Hideout itself is a product of some legislative skullduggery from years ago when, for a short time, it was possible to incorporate a town with almost no people in it. The goal was to make an end run around Wasatch County zoning by forming a new town where the major land owners could write their own zoning laws to facilitate their development. For some reason, that plan didn’t include any commercial space. There isn’t a lemonade stand in Hideout. That’s a problem they caused themselves. There could have been a downtown Hideout in their plan. There really should have been a commercial center in their plan. When you take all the housing that is both inside Hideout and adjoining in unincorporated Wasatch County, it’s hard to believe that nobody ever thought they might find a grocery store or gas station useful.

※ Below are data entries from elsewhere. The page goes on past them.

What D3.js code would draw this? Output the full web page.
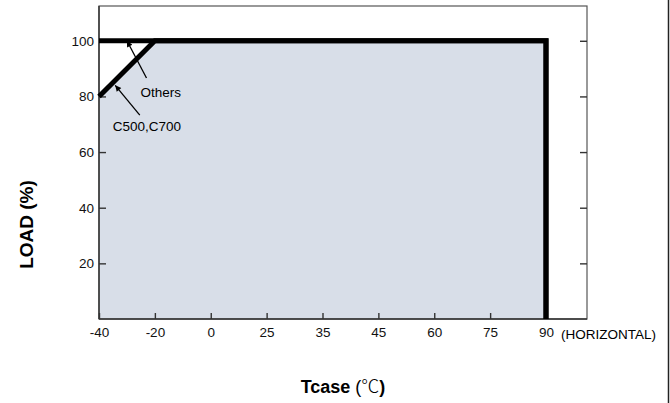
<!DOCTYPE html>
<html>
<head>
<meta charset="utf-8">
<script src="https://cdn.jsdelivr.net/npm/d3@7"></script>
<style>
  body { margin: 0; background: #fff; }
  svg { display: block; font-family: "Liberation Sans", Arial, sans-serif; }
  .axis path, .axis line { stroke: #333; stroke-width: 1.4; }
  .axis text { font-size: 13.5px; fill: #111; }
</style>
</head>
<body>
<div id="chart"></div>
<script>
// temperature ticks (categorical, evenly spaced) and load ticks
const tempLabels = ["-40", "-20", "0", "25", "35", "45", "60", "75", "90"];
const loadTicks = [20, 40, 60, 80, 100];

// derating curves
const othersTemp = ["-40", "90", "90"];
const othersLoad = [100, 100, 0];
const c500Temp = ["-40", "-20", "90", "90"];
const c500Load = [80, 100, 100, 0];

// annotations: label, arrow tip (temp index, load), arrow tail (temp index, load)
const noteText = ["Others", "C500,C700"];
const noteTip = [[0.5, 100], [0.29, 84]];
const noteTail = [[0.85, 86.6], [0.73, 73.3]];

const width = 670, height = 403;
const plot = {left: 99, top: 6, right: 587, bottom: 319};

const svg = d3.select("#chart").append("svg")
  .attr("width", width)
  .attr("height", height);

const x = d3.scalePoint().domain(tempLabels).range([plot.left, 546]);
const xi = i => x.range()[0] + i * x.step();
const y = d3.scaleLinear().domain([0, 112.5]).range([plot.bottom, plot.top]);

svg.append("defs").append("marker")
  .attr("id", "arrow")
  .attr("viewBox", "0 0 10 10")
  .attr("refX", 10).attr("refY", 5)
  .attr("markerWidth", 8).attr("markerHeight", 6)
  .attr("markerUnits", "userSpaceOnUse")
  .attr("orient", "auto")
  .append("path")
  .attr("d", "M0,0 L10,5 L0,10 z")
  .attr("fill", "#000");

// shaded operating area
const c500 = c500Temp.map((t, i) => [x(t), y(c500Load[i])]);
const area = d3.area().x(d => d[0]).y0(y(0)).y1(d => d[1]);
svg.append("path")
  .attr("d", area(c500))
  .attr("fill", "#d8dee8");

// frame
svg.append("rect")
  .attr("x", plot.left).attr("y", plot.top)
  .attr("width", plot.right - plot.left).attr("height", plot.bottom - plot.top)
  .attr("fill", "none")
  .attr("stroke", "#555")
  .attr("stroke-width", 1.2);

// axes, ticks point inward
svg.append("g").attr("class", "axis")
  .attr("transform", `translate(${plot.left},0)`)
  .call(d3.axisLeft(y).tickValues(loadTicks).tickSize(-7).tickPadding(5))
  .attr("font-family", null)
  .call(g => g.select(".domain").remove());

svg.append("g").attr("class", "axis")
  .attr("transform", `translate(${plot.right},0)`)
  .call(d3.axisRight(y).tickValues(loadTicks).tickSize(-7).tickFormat(""))
  .call(g => g.select(".domain").remove());

svg.append("g").attr("class", "axis")
  .attr("transform", `translate(0,${plot.bottom})`)
  .call(d3.axisBottom(x).tickSize(-6).tickPadding(8.5))
  .attr("font-family", null)
  .call(g => g.select(".domain").remove());

svg.append("line")
  .attr("x1", plot.left).attr("x2", plot.left)
  .attr("y1", plot.top).attr("y2", plot.bottom)
  .attr("stroke", "#333").attr("stroke-width", 1.4);
svg.append("line")
  .attr("x1", plot.left).attr("x2", plot.right)
  .attr("y1", plot.bottom).attr("y2", plot.bottom)
  .attr("stroke", "#333").attr("stroke-width", 1.4);

// curves
const line = d3.line();
svg.append("path")
  .attr("d", line(othersTemp.map((t, i) => [x(t), y(othersLoad[i])])))
  .attr("fill", "none").attr("stroke", "#000")
  .attr("stroke-width", 5).attr("stroke-linejoin", "miter");
svg.append("path")
  .attr("d", line(c500))
  .attr("fill", "none").attr("stroke", "#000")
  .attr("stroke-width", 5).attr("stroke-linejoin", "miter");

// annotations
noteText.forEach((t, i) => {
  svg.append("line")
    .attr("x1", xi(noteTail[i][0])).attr("y1", y(noteTail[i][1]))
    .attr("x2", xi(noteTip[i][0])).attr("y2", y(noteTip[i][1]))
    .attr("stroke", "#000").attr("stroke-width", 1.3)
    .attr("marker-end", "url(#arrow)");
});
svg.append("text")
  .attr("x", xi(noteTail[0][0]) - 6).attr("y", y(noteTail[0][1]) + 19)
  .attr("font-size", 13.5).text(noteText[0]);
svg.append("text")
  .attr("x", xi(noteTail[1][0]) - 27).attr("y", y(noteTail[1][1]) + 16)
  .attr("font-size", 13.5).text(noteText[1]);

svg.append("text")
  .attr("x", x("90") + 15).attr("y", plot.bottom + 20)
  .attr("font-size", 13.5).text("(HORIZONTAL)");

// axis titles
svg.append("text")
  .attr("transform", `translate(33,${(plot.top + plot.bottom) / 2 + 62}) rotate(-90)`)
  .attr("text-anchor", "middle")
  .attr("font-size", 19).attr("font-weight", "bold")
  .text("LOAD (%)");

const xt = svg.append("text")
  .attr("x", (plot.left + plot.right) / 2).attr("y", 393)
  .attr("text-anchor", "middle")
  .attr("font-size", 18);
xt.append("tspan").attr("font-weight", "bold").text("Tcase");
xt.append("tspan").attr("font-weight", "300").text(" (");
xt.append("tspan").attr("font-family", "Noto Sans CJK SC").attr("font-weight", "300").text("℃");
xt.append("tspan").attr("font-weight", "bold").text(")");

// right border of the picture
svg.append("line")
  .attr("x1", 668.5).attr("x2", 668.5)
  .attr("y1", 0).attr("y2", height)
  .attr("stroke", "#222").attr("stroke-width", 1.5);
</script>
</body>
</html>
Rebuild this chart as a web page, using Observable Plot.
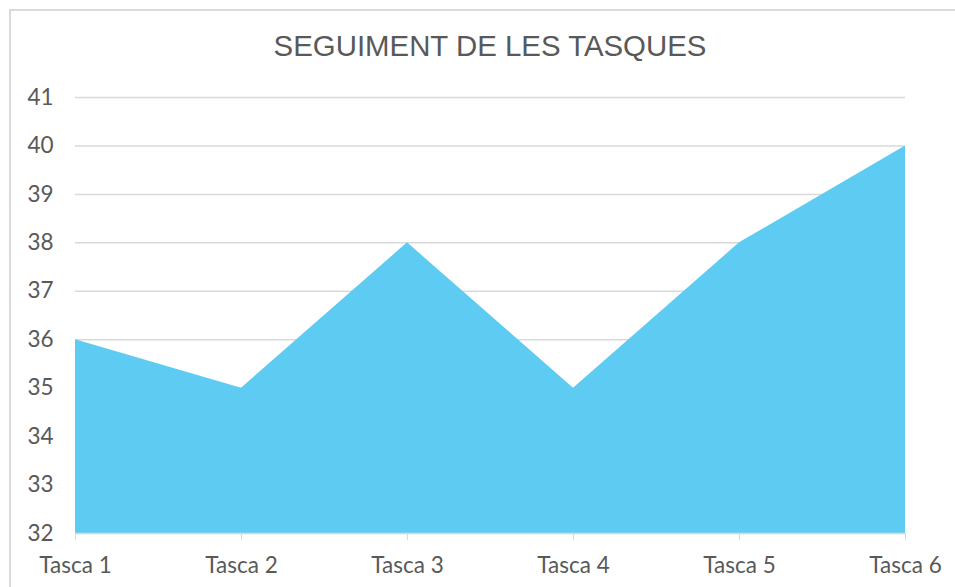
<!DOCTYPE html>
<html>
<head>
<meta charset="utf-8">
<script src="https://cdn.jsdelivr.net/npm/d3@7"></script>
<script src="https://cdn.jsdelivr.net/npm/@observablehq/plot@0.6"></script>
<style>
  html, body { margin: 0; padding: 0; background: #fff; }
  #page { position: relative; width: 955px; height: 587px; overflow: hidden; background: #fff; }
  #frame { position: absolute; left: 9px; top: 9px; width: 1000px; height: 1000px;
           border-left: 2px solid #d9d9d9; border-top: 2px solid #d9d9d9; box-sizing: border-box; }
  #title { position: relative; height: 80px; box-sizing: border-box; padding-top: 30px;
           width: 980px; text-align: center; font-family: "Liberation Sans", Arial, sans-serif;
           font-size: 29.4px; line-height: 32px; color: #595959; }
  #chart { position: relative; }
</style>
</head>
<body>
<div id="page">
  <div id="frame"></div>
  <div id="title">SEGUIMENT DE LES TASQUES</div>
  <div id="chart"></div>
</div>
<script>
const tasks = ["Tasca 1", "Tasca 2", "Tasca 3", "Tasca 4", "Tasca 5", "Tasca 6"];
const values = [36, 35, 38, 35, 38, 40];
const yTicks = [32, 33, 34, 35, 36, 37, 38, 39, 40, 41];

const data = tasks.map((t, i) => ({task: t, value: values[i]}));

const chart = Plot.plot({
  width: 955,
  height: 507,
  marginTop: 17,
  marginBottom: 54,
  marginLeft: 75,
  marginRight: 50,
  style: {fontFamily: "Lato, sans-serif", fontSize: "22.5px", color: "#595959", background: "transparent", overflow: "visible"},
  x: {type: "point", domain: tasks, padding: 0, label: null},
  y: {domain: [32, 41], label: null},
  marks: [
    Plot.gridY(yTicks, {stroke: "#d9d9d9", strokeOpacity: 1, strokeWidth: 1.5}),
    Plot.areaY(data, {x: "task", y1: 32, y2: "value", fill: "#5ecbf2"}),
    Plot.ruleY([32], {stroke: "#d9d9d9", strokeWidth: 1.5}),
    Plot.axisX({tickSize: 7, tickPadding: 17, stroke: "#d9d9d9", strokeOpacity: 1, fill: "#595959", label: null}),
    Plot.axisY(yTicks, {tickSize: 0, tickPadding: 22, fill: "#595959", label: null})
  ]
});
document.getElementById("chart").appendChild(chart);
</script>
</body>
</html>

To solve that, more legislative shenanigans allowed Hideout, located entirely in Wasatch County, to annex into Summit County without Summit County having any say in the matter. Summit County has already made all the mistakes you could imagine at Kimball Junction. It was not eager to see them all repeated by the town of Hideout. Hideout is not exactly a regulatory powerhouse, and based on the track record so far, there’s no reason to assume that the commercial center will be any more functional than the mess at Kimball. Including all the traffic.

The concept of small-town livability is long gone when it comes to S.R. 248. A big commercial center will make it worse sooner, but it’s already done. You can’t build thousands of units around Jordanelle (and Kamas and Francis) without impacting S.R. 248.

I hope the voters in Hideout reject the annexation. That would not materially improve traffic, but it would be a nice rebuke of our corrupt Legislature’s willingness to do special favors for favored developers. The whole statutory framework leaves land-use planning up to the local jurisdictions, except when the Legislature decides to pull the rug out from under them through deals like Hideout’s annexation legislation.

But then, Summit County, Wasatch County, Hideout and Park City need to get serious about working together to fix the regional planning mess that’s already in place.